NBC to Use TiVo's TV Viewership Data - As usual I don't have any first hand insight into this, in spite of this blog's NBC parentage, but I wonder if having this kind of hard data will change the way TV is programmed. I've always been amazed at how inexact the ratings system is for an industry with so much money at stake. Earlier this month we saw how a changing in ratings assessment methods resulted in a radical restructuring of New York City radio's list of most popular stations.
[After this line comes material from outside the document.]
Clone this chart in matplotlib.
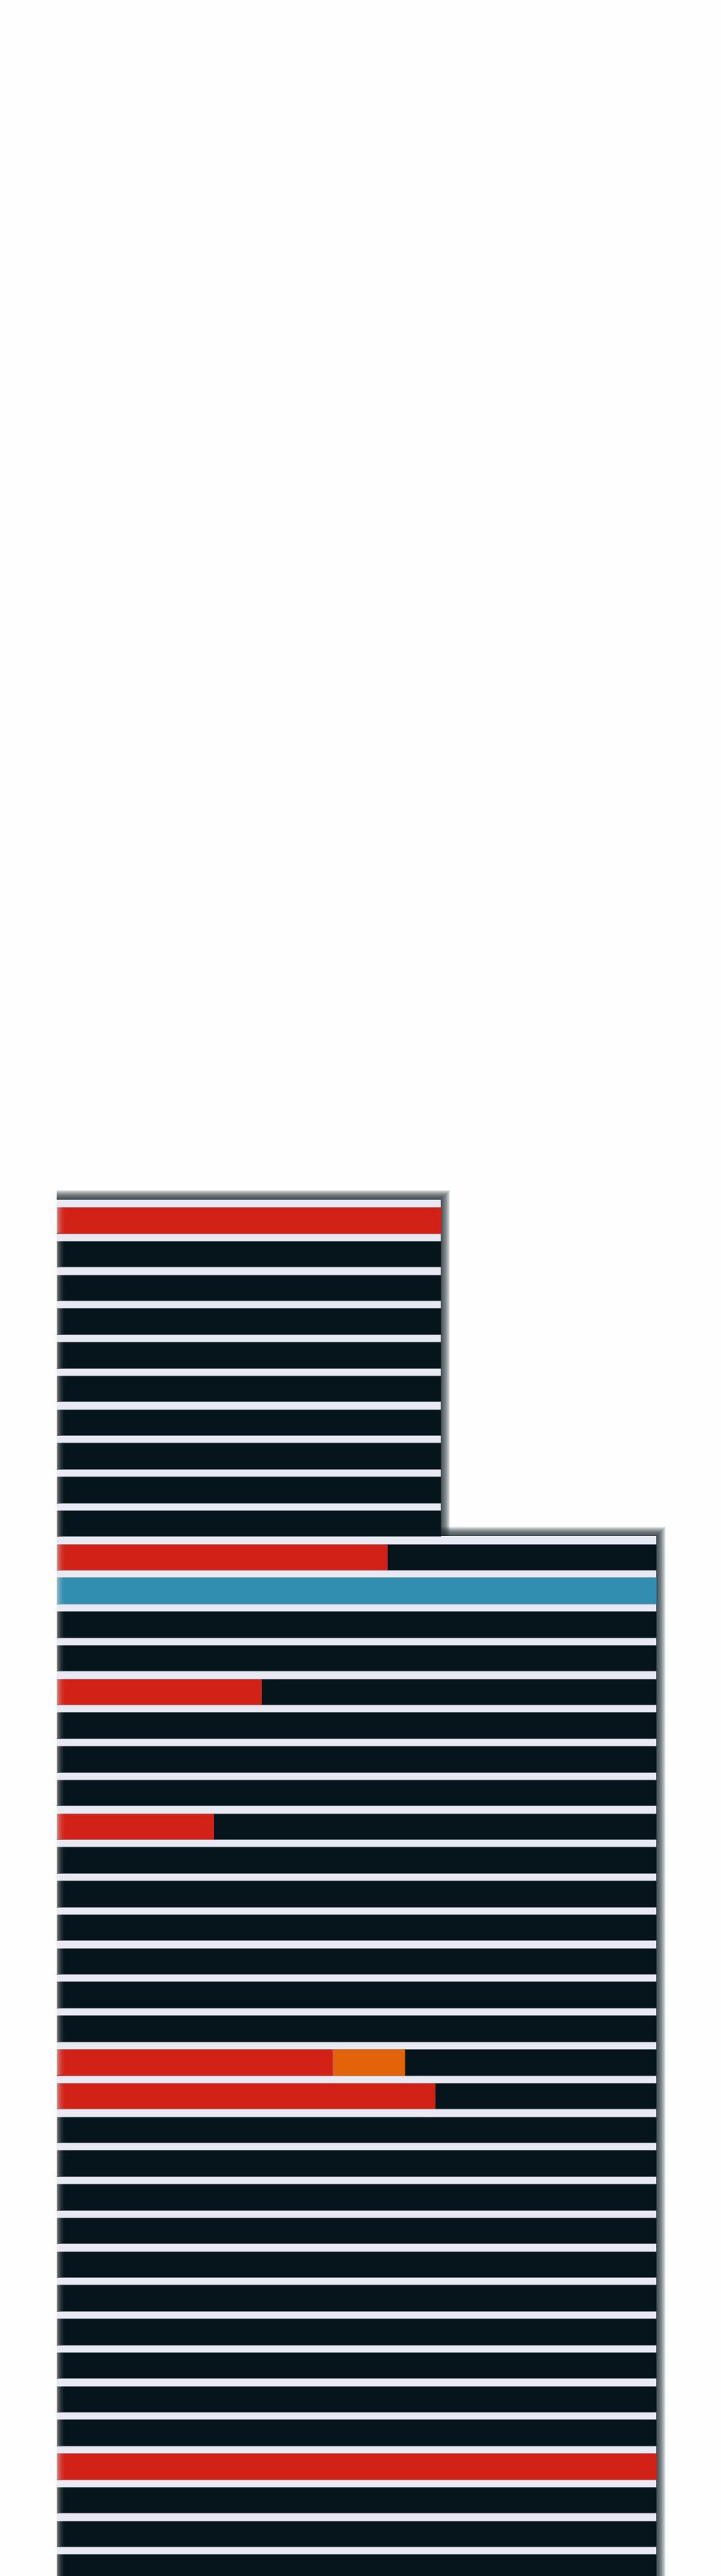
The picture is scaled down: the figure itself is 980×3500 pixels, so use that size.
import numpy as np
import matplotlib.pyplot as plt
from matplotlib.patches import Rectangle

# row data (one row per bar, top to bottom), values on a 0-100 scale
rows = list(range(41))
row_total = [64] * 10 + [100] * 31
red = [64, 0, 0, 0, 0, 0, 0, 0, 0, 0,
       55.1, 0, 0, 0, 34.1, 0, 0, 0, 26.1, 0,
       0, 0, 0, 0, 0, 46.0, 63.1, 0, 0, 0,
       0, 0, 0, 0, 0, 0, 0, 100, 0, 0,
       0]
orange = [0] * 25 + [12.0] + [0] * 15
blue = [0] * 11 + [100] + [0] * 29

# colours
DARK = "#06141b"
RED = "#d22218"
ORANGE = "#e26308"
BLUE = "#318eb1"
LIGHT = "#e9e9f3"
BG = "#fefefe"

# layout (pixels of the 980x3500 output)
W, H = 980, 3500
x0_px = 77
unit_px = 8.15
first_bar_top = 1640
pitch_px = 45.76
bar_px = 35.5

fig = plt.figure(figsize=(W / 100, H / 100), dpi=100)
fig.patch.set_facecolor(BG)
ax = fig.add_axes([0, 0, 1, 1])
ax.set_facecolor(BG)
ax.axis("off")

center0 = first_bar_top + bar_px / 2
bar_h = bar_px / pitch_px
gap = 1 - bar_h

y = np.array(rows, dtype=float)
tot = np.array(row_total, dtype=float)
r = np.array(red, dtype=float)
o = np.array(orange, dtype=float)
b = np.array(blue, dtype=float)
d = tot - r - o - b

# soft shadow behind the two blocks (top and right side)
blocks = [(0, 9, 64), (10, 40, 100)]
for a, z, w in blocks:
    top = a - 1 + bar_h / 2
    bottom = z + bar_h / 2
    for k in np.linspace(0.3, 13, 26):
        dx = k / unit_px
        dy = k / pitch_px
        ax.add_patch(Rectangle((0, top - dy), w + dx, bottom - top + 2 * dy,
                               facecolor="#1c2a30", edgecolor="none", alpha=0.06, zorder=1))

# light band behind every row
ax.barh(y - gap / 2, tot, height=1.0, left=0, color=LIGHT, zorder=2)

# segments
edge = (0.30, 0.33, 0.37, 0.4)
segs = [(r, np.zeros_like(r), RED),
        (o, r, ORANGE),
        (b, r + o, BLUE),
        (d, r + o + b, DARK)]
for width, left, col in segs:
    m = width > 0
    ax.barh(y[m], width[m], left=left[m], height=bar_h, color=col,
            edgecolor=edge, linewidth=0.5, zorder=3)

# faded left edge of the bars
fade_l = np.zeros((1, 32, 4))
fade_l[..., :3] = 1
fade_l[..., 3] = 0.45 * np.linspace(1, 0, 32) ** 2
for yi in y:
    ax.imshow(fade_l, extent=(0, 13 / unit_px, yi + bar_h / 2, yi - bar_h / 2),
              aspect="auto", interpolation="bilinear", zorder=4)

ax.set_xlim(-x0_px / unit_px, (W - x0_px) / unit_px)
ax.set_ylim((H - center0) / pitch_px, -center0 / pitch_px)

fig.savefig("out.png", dpi=100, facecolor=BG)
The time has come to mention the tree man. I haven't seen any coverage of him in mainstream U.S. media but it's just a matter of time. "Tree Man" has some kind of virus that causes him to be covered in overgrown warts (for lack of a better term) that give the afflicted areas, especially his extremities, the appearance of tree bark. I had dismissed earlier stages of his story as online freak show curiosity but now it seems like every new development gets the viral relay treatment so before he's on the Today show and you haven't heard of him, meet Tree Man.
Speaking of viral phenomena I haven't mentioned yet, I was reading Helen's new piece on watching Web video and her mention of watching Two Girls One Cup video reactions. Recently the reaction of a Kermit the Frog puppet to the video scored high ranking on Digg.
NOTE: If you want to participate in the trend of recording yourself watching the clip for the first time then stop here (finding the very NSFW clip is up to you). The rest of this entry is written in white font so you can't see it against the background (RSS readers may not respect the font color). Drag your mouse over the empty space below to see a description/spoiler of what the video is (and why you probably don't want to play the reaction game).
I'm not going to link to the video as it's arguably grosser than any other gross-out Web item we've seen yet, including goatse and the tub girl. It's not hard to find anyway. What I will do however is give you a straightforward description of what the video shows since every mention I've seen of it uses some coy phrase like "let's just say..." followed by something that does not come close to actually describing it. Two Girls One Cup is: One woman defecates in a drinking glass (the cup) held by the other woman who then sloppily eats the excrement. The two celebrate their soiled state with some messy kissing followed by vomiting in each others mouths.